Migrating Kafka with Mirror Maker 2 and Kafka Connect: A Step-by-Step Guide
Problem Statement
We need to migrate data from one Kafka cluster to another without compromising the data integrity. The solution must be able to move data between the two clusters quickly and reliably while preserving message delivery order and guaranteeing data integrity. The solution should also be able to scale to handle large volumes of data.
This brings several challenges in migrating data from one Kafka cluster to another
1. Data Loss: One of the biggest challenges in migrating data from one Kafka cluster to another is the potential for data loss. Since Kafka does not provide a built-in mechanism for replicating data between clusters, data loss can occur if data is not properly replicated between the two clusters.

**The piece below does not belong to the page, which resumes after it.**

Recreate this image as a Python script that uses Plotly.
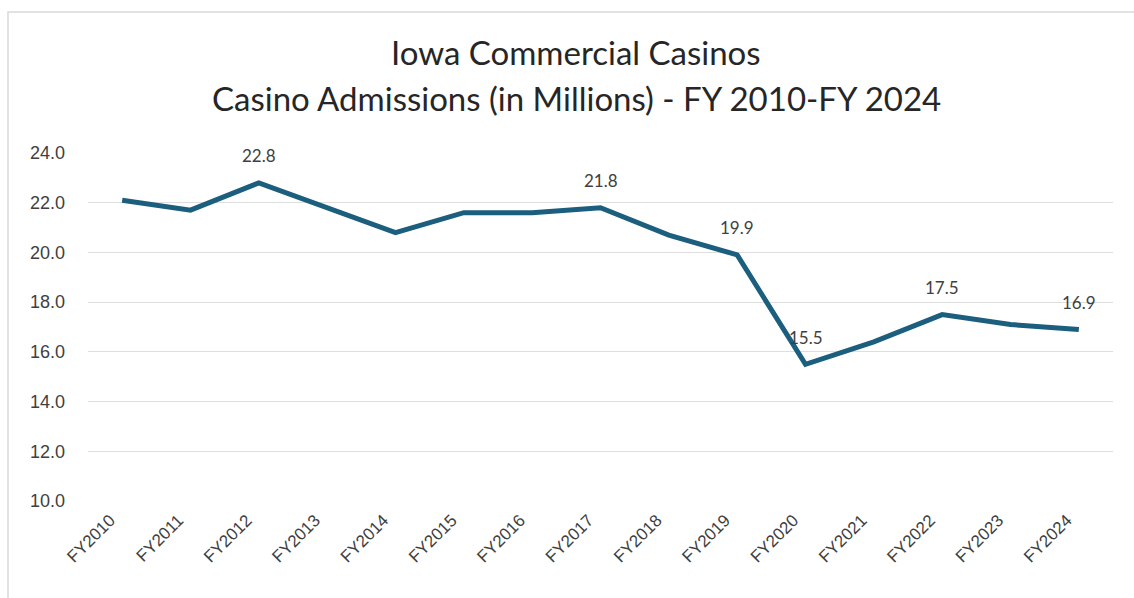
import plotly.graph_objects as go

years = ["FY2010", "FY2011", "FY2012", "FY2013", "FY2014", "FY2015", "FY2016", "FY2017",
         "FY2018", "FY2019", "FY2020", "FY2021", "FY2022", "FY2023", "FY2024"]
admissions = [22.1, 21.7, 22.8, 21.8, 20.8, 21.6, 21.6, 21.8, 20.7, 19.9, 15.5, 16.4, 17.5, 17.1, 16.9]
labeled = ["FY2012", "FY2017", "FY2019", "FY2020", "FY2022", "FY2024"]
y_ticks = [10, 12, 14, 16, 18, 20, 22, 24]
title_lines = ["Iowa Commercial Casinos", "Casino Admissions (in Millions) - FY 2010-FY 2024"]

W, H = 1134, 598
L, R, T, B = 88, 21, 153, 97
pw, ph = W - L - R, H - T - B

fig = go.Figure()
fig.add_trace(go.Scatter(
    x=years, y=admissions, mode="lines",
    line=dict(color="#1B5E7E", width=5),
    cliponaxis=False, showlegend=False, hoverinfo="x+y",
))

for yr, v in zip(years, admissions):
    if yr in labeled:
        fig.add_annotation(x=yr, y=v, text=f"{v:.1f}", showarrow=False, yshift=27,
                           font=dict(family="Lato, Liberation Sans, sans-serif", size=17, color="#404040"))

title_y = [52, 98]
for txt, ty in zip(title_lines, title_y):
    fig.add_annotation(xref="paper", yref="paper", x=(576 - L) / pw, y=(H - B - ty) / ph,
                       text=txt, showarrow=False, xanchor="center", yanchor="middle",
                       font=dict(family="Lato, Liberation Sans, sans-serif", size=33, color="#262626"))

fig.add_shape(type="rect", xref="paper", yref="paper",
              x0=(8 - L) / pw, x1=(W + 5 - L) / pw,
              y0=(H - B - (H + 5)) / ph, y1=(H - B - 12) / ph,
              line=dict(color="#D9D9D9", width=1.5), fillcolor="rgba(0,0,0,0)", layer="below")

fig.update_layout(
    width=W, height=H,
    margin=dict(l=L, r=R, t=T, b=B),
    paper_bgcolor="white", plot_bgcolor="white",
    xaxis=dict(
        type="category", tickangle=-45, showgrid=False, showline=False, ticks="",
        tickfont=dict(family="Liberation Sans, sans-serif", size=17, color="#404040"),
        range=[-0.5, len(years) - 0.5], ticklabelshift=-12, ticklabelstandoff=5,
    ),
    yaxis=dict(
        range=[10, 24], tickvals=y_ticks, ticktext=[f"{v:.1f}" for v in y_ticks],
        showgrid=True, gridcolor="#DEDEDE", gridwidth=1, zeroline=False, showline=False,
        tickfont=dict(family="Liberation Sans, sans-serif", size=18, color="#404040"),
        ticks="", ticklabelstandoff=22,
    ),
)

fig.write_html("out.html")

2. Synchronization: Another challenge is ensuring that the data is synchronized between the two clusters. Data must be copied from one cluster to the other in order to maintain consistency.
3. Security: Security is also a challenge when migrating data between clusters. Security credentials must be configured for each cluster in order to ensure that the data is secure and encrypted.

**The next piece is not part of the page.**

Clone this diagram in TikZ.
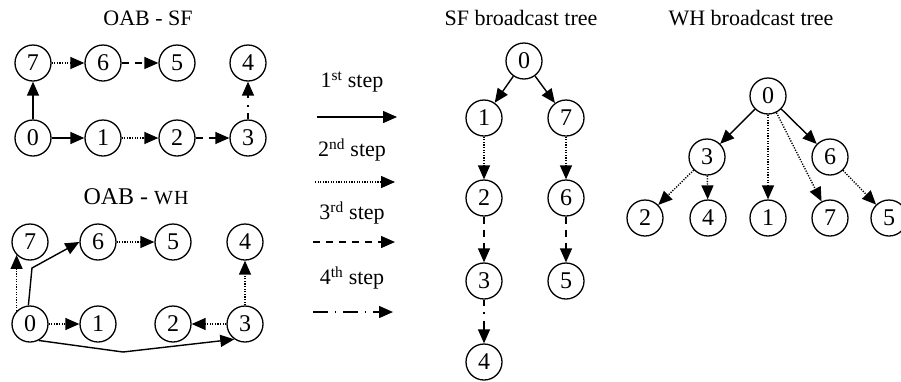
\documentclass[tikz,border=0pt]{standalone}
\usepackage{fontspec}
\setmainfont{Liberation Serif}
\usetikzlibrary{arrows.meta}

\begin{document}
\begin{tikzpicture}[x=1pt,y=-1pt,
  vtx/.style={circle,draw,line width=1.3pt,minimum size=36pt,inner sep=0pt,
    font=\fontsize{24}{24}\selectfont},
  lbl/.style={inner sep=0pt,font=\fontsize{22}{26}\selectfont},
  arr/.style={line width=1.4pt,-{Triangle[length=14pt,width=12pt]}},
  s1/.style={arr},
  s2/.style={arr,dash pattern=on 1.2pt off 1.4pt},
  s3/.style={arr,dash pattern=on 7pt off 6pt},
  s4/.style={arr,dash pattern=on 15pt off 6.5pt on 1.5pt off 7pt},
  s4short/.style={s4,dash phase=9pt},
]
\useasboundingbox (0,0) rectangle (901,381);

% ---------- OAB - SF ----------
\node[lbl] (tsf) at (148,18) {OAB - SF};
\node[vtx] (sf7) at (33,63) {7};
\node[vtx] (sf6) at (103,63) {6};
\node[vtx] (sf5) at (177,63) {5};
\node[vtx] (sf4) at (248,63) {4};
\node[vtx] (sf0) at (33,138) {0};
\node[vtx] (sf1) at (103,138) {1};
\node[vtx] (sf2) at (177,138) {2};
\node[vtx] (sf3) at (248,138) {3};
\draw[s1] (sf0) -- (sf7);
\draw[s1] (sf0) -- (sf1);
\draw[s2] (sf7) -- (sf6);
\draw[s2] (sf1) -- (sf2);
\draw[s3] (sf6) -- (sf5);
\draw[s3] (sf2) -- (sf3);
\draw[s4short] (sf3) -- (sf4);

% ---------- OAB - WH ----------
\node[lbl,font=\fontsize{24}{28}\selectfont] (twh) at (136,197)
  {OAB - {\fontsize{20}{24}\selectfont W\kern1pt H}};
\node[vtx] (wh7) at (30,242) {7};
\node[vtx] (wh6) at (98,242) {6};
\node[vtx] (wh5) at (173,242) {5};
\node[vtx] (wh4) at (245,242) {4};
\node[vtx] (wh0) at (30,324) {0};
\node[vtx] (wh1) at (98,324) {1};
\node[vtx] (wh2) at (173,324) {2};
\node[vtx] (wh3) at (245,324) {3};
\coordinate (bendA) at (32,268);
\coordinate (bendB) at (123,352);
\draw[s1] (wh0.95) -- (bendA) -- (wh6.west);
\draw[s1] (wh0.-62) -- (bendB) -- (wh3.235);
\draw[s2] (wh0.136) -- (wh7.224);
\draw[s2] (wh0) -- (wh1);
\draw[s2] (wh6) -- (wh5);
\draw[s2] (wh3) -- (wh2);
\draw[s2] (wh3) -- (wh4);

% ---------- legend ----------
\node[lbl] (k1) at (352,82) {1\textsuperscript{st} step};
\node[lbl] (k2) at (352,150) {2\textsuperscript{nd} step};
\node[lbl] (k3) at (352,213) {3\textsuperscript{rd} step};
\node[lbl] (k4) at (352,278) {4\textsuperscript{th} step};
\coordinate (a1) at (317,117); \coordinate (b1) at (397,117);
\coordinate (a2) at (315,182); \coordinate (b2) at (395,182);
\coordinate (a3) at (313,242); \coordinate (b3) at (395,242);
\coordinate (a4) at (313,312); \coordinate (b4) at (393,312);
\draw[s1] (a1) -- (b1);
\draw[s2] (a2) -- (b2);
\draw[s3] (a3) -- (b3);
\draw[s4] (a4) -- (b4);

% ---------- SF broadcast tree ----------
\node[lbl] (tst) at (521,18) {SF broadcast tree};
\node[vtx] (st0) at (524,61) {0};
\node[vtx] (st1) at (484,118) {1};
\node[vtx] (st7) at (566,118) {7};
\node[vtx] (st2) at (484,198) {2};
\node[vtx] (st6) at (566,198) {6};
\node[vtx] (st3) at (484,281) {3};
\node[vtx] (st5) at (566,281) {5};
\node[vtx] (st4) at (484,362) {4};
\draw[s1] (st0) -- (st1);
\draw[s1] (st0) -- (st7);
\draw[s2] (st1) -- (st2);
\draw[s2] (st7) -- (st6);
\draw[s3] (st2) -- (st3);
\draw[s3] (st6) -- (st5);
\draw[s4short] (st3) -- (st4);

% ---------- WH broadcast tree ----------
\node[lbl] (twt) at (751,18) {WH broadcast tree};
\node[vtx] (wt0) at (768,96) {0};
\node[vtx] (wt3) at (707,157) {3};
\node[vtx] (wt6) at (830,157) {6};
\node[vtx] (wt2) at (645,218) {2};
\node[vtx] (wt4) at (708,218) {4};
\node[vtx] (wt1) at (768,218) {1};
\node[vtx] (wt7) at (830,218) {7};
\node[vtx] (wt5) at (889,218) {5};
\draw[s1] (wt0) -- (wt3);
\draw[s1] (wt0) -- (wt6);
\draw[s2] (wt0) -- (wt1);
\draw[s2] (wt0) -- (wt7);
\draw[s2] (wt3) -- (wt2);
\draw[s2] (wt3) -- (wt4);
\draw[s2] (wt6) -- (wt5);
\end{tikzpicture}
\end{document}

4. Performance: Performance can also be affected when migrating data between clusters. The transfer of data between clusters can take time, which can affect the performance of applications that rely on the data.

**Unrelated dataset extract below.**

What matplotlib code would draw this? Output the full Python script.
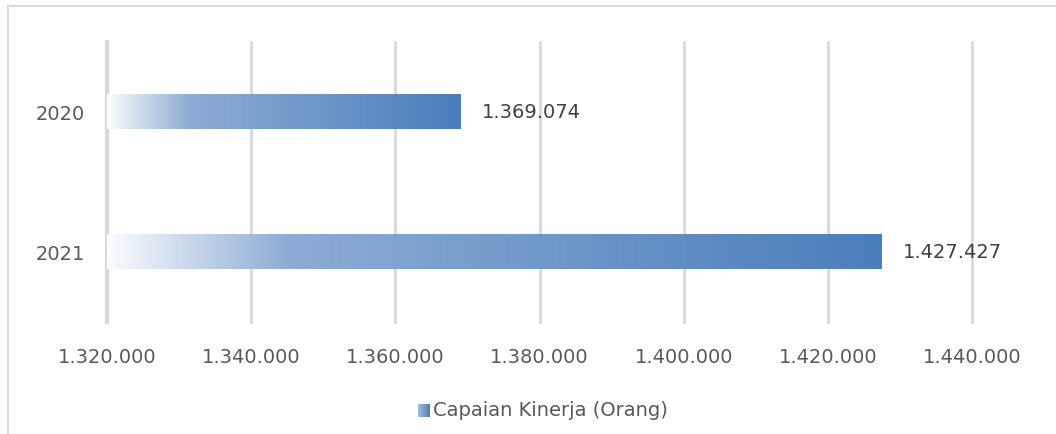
import numpy as np
import matplotlib
matplotlib.use("Agg")
import matplotlib.pyplot as plt
from matplotlib.colors import LinearSegmentedColormap, to_rgba
from matplotlib.patches import Rectangle

# ── Données ────────────────────────────────────────────────────────────────
years = ["2020", "2021"]
capaian = [1369074, 1427427]
x_ticks = [1320000, 1340000, 1360000, 1380000, 1400000, 1420000, 1440000]
legend_label = "Capaian Kinerja (Orang)"

BASE = 1320000
TXT = "#595959"
GRID = "#d4d4d4"
FS = 14

plt.rcParams["font.family"] = ["DejaVu Sans"]

# dégradé style Excel : blanc -> bleu clair (~23 %) -> bleu
grad_cmap = LinearSegmentedColormap.from_list(
    "xl_grad",
    [(0.0, to_rgba("#fafcff")), (0.23, to_rgba("#8eacd5")), (1.0, to_rgba("#4a7ebb"))],
)
grad = np.linspace(0, 1, 512).reshape(1, -1)


def fmt(v):
    return f"{v:,}".replace(",", ".")


fig = plt.figure(figsize=(10.56, 4.34), dpi=100)
ax = fig.add_axes([107 / 1056, 1 - 322 / 434, 865 / 1056, 280 / 434])

ypos = np.arange(len(years))[::-1]          # 2020 en haut
bars = ax.barh(ypos, np.array(capaian) - BASE, left=BASE, height=0.245,
               color="none", edgecolor="none", zorder=3)
for b, v in zip(bars, capaian):
    x0, y0, w, h = b.get_x(), b.get_y(), b.get_width(), b.get_height()
    ax.imshow(grad, cmap=grad_cmap, aspect="auto", interpolation="bilinear",
              extent=[x0, x0 + w, y0, y0 + h], zorder=3)
    ax.text(x0 + w + 3000, y0 + h / 2, fmt(v), va="center", ha="left",
            fontsize=FS, color="#404040")

ax.set_xlim(BASE, 1440000)
ax.set_ylim(-0.5, 1.5)
ax.set_xticks(x_ticks)
ax.set_xticklabels([fmt(t) for t in x_ticks], fontsize=FS, color=TXT)
ax.set_yticks(ypos)
ax.set_yticklabels(years, fontsize=FS, color=TXT)
ax.tick_params(axis="both", length=0)
ax.tick_params(axis="x", pad=19)
ax.tick_params(axis="y", pad=16)
ax.grid(axis="x", color=GRID, linewidth=1.8, zorder=0)
for gl in ax.get_xgridlines():
    gl.set_clip_on(False)
ax.set_axisbelow(True)
for s in ["top", "right", "bottom"]:
    ax.spines[s].set_visible(False)
ax.spines["left"].set_color("#d9d9d9")
ax.spines["left"].set_linewidth(3)

# légende (carré dégradé + texte)
leg_cmap = LinearSegmentedColormap.from_list("leg", ["#a9c0e0", "#4a7ebb"])
lax = fig.add_axes([418 / 1056, 1 - 417 / 434, 12 / 1056, 13 / 434])
lax.imshow(grad, cmap=leg_cmap, aspect="auto", extent=[0, 1, 0, 1])
lax.axis("off")
fig.text(433 / 1056, 1 - 410 / 434, legend_label, fontsize=FS, color=TXT,
         va="center", ha="left")

# cadre du graphique
fig.patches.append(Rectangle((8 / 1056, -0.1), 1.2, 1 - 6 / 434 + 0.1,
                             transform=fig.transFigure, fill=False,
                             edgecolor="#d9d9d9", linewidth=1.5))

fig.savefig("out.png", dpi=100)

5. Data Formatting: Data must also be properly formatted in order to be moved between clusters. Different types of data may require different formatting, which can add complexity to the migration process.
Here are a few possible options to migrate Kafka from one cluster to another or have an Active-active DR strategy:
1. Replicator Tool: Apache Kafka provides a tool called Replicator that can be used to replicate topics from one cluster to another.
2. Mirror Maker 2: Mirror Maker 2 is an open-source tool that replicates topics from one Apache Kafka cluster to another. It uses consumer groups to replicate topics, thus allowing the topics to be replicated with minimal disruption to the source cluster. It also allows for parallel replication of topics, which can be especially useful if you are migrating large amounts of data. In addition, Mirror Maker 2 can be used to replicate data from multiple source clusters to a single target cluster. This is a great option for consolidating data from multiple sources into a single target Kafka cluster.
It is important to note that Mirror Maker 2 should not be used as a production Kafka application as it does not provide consumer offset management. However, it can be used to quickly migrate data between clusters.
3. Kafka Connect: Kafka Connect is a distributed, fault-tolerant, and scalable data integration tool for streaming data between Apache Kafka and other systems. It has several connectors that can be used to move data from source systems to target Kafka clusters. It is a great choice if you need to move data from a source system that cannot be directly connected to the Kafka cluster, such as a database or a flat file system. Kafka Connect also allows you to set up multiple tasks to move data from the source system to the target Kafka cluster. This is especially useful for large data migrations since it allows you to parallelize the data migration process.
4. Custom Scripts/Manually: It is also possible to write custom scripts to replicate topics from one cluster to another. You can possibly use the Kafka command line tool, Kafkacat, or a similar tool.
Mirror Maker 2 can be leveraged either in Standalone mode or using Kafka Connect. In this blog post, we will focus on how Mirror Maker 2 and Kafka Connect can be used to migrate Kafka data.
Kafka Connect + Mirror Maker 2 Migration Steps
A complete solution is available at following GitHub Repo:
Clone this repo and follow the steps.
git clone https://github.com/maxyermayank/kafka-migration-mirror-maker2.git
Step 1 — Setup Kafka Connect and other services as per need
Deploy Kafka Connect using Docker or your preferred approach. In the Repository provided previously execute these commands to run in Docker Swarm mode or you can modify the docker-compose.yml file to run as a regular docker container using compose.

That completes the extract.